Bu Dina menerangkan dari puluhan kerajinan tangan yang dibuat dia sendiri mengambil bahan baku batok kelapa dari Tabanan dan dari Kabupaten Karangsem. Mengambil batok di Karangasem untuk memenuhi kebutuhan pasar ke Jerman khususnya alat makan. Sebab pesanan menginginkan wadah rice bowl yang berdiameter besar, sedangkan kelapa di Tabanan untuk batoknya sedikit lebih kecil.

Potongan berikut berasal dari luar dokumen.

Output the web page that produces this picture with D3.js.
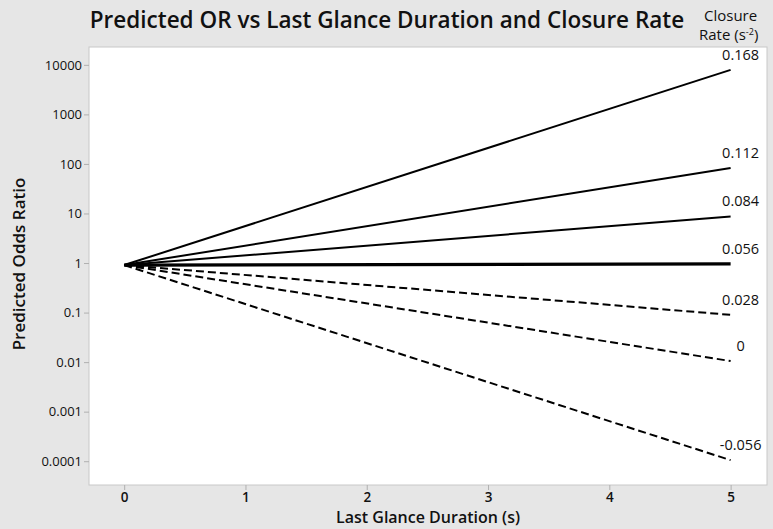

Kemudian untuk di bidang pemotongan bahan baku Bu Dina melakukan di Kabupaten Buleleng daerah Sumberkima dengan pertimbangan di ongkos yang lebih murah serta mencegah polusi dampak dari pemotongan bahan baku. "Hanya finishing saja di Tabanan. Finishing saya mengajak ibu rumah tangga sekitar 20 orang dari Desa Angkah dengan ongkos sistem borongan. Jadi ibu-ibu ini tinggal membuat dari sampel yang sudah saya berikan," tegasnya.
Dengan usahanya yang belum lama digeluti tersebut keuntungan bersih yang sudah dia didapatkan per bulan kisaran Rp 10 juta hingga Rp 15 juta. Bahkan agar bisa membantu meningkatkan perekonomian dalam waktu dekat juga akan membuat kerajinan di bidang home dekor. Saat ini sudah dirancang untuk membuat dinding dari batok kelapa.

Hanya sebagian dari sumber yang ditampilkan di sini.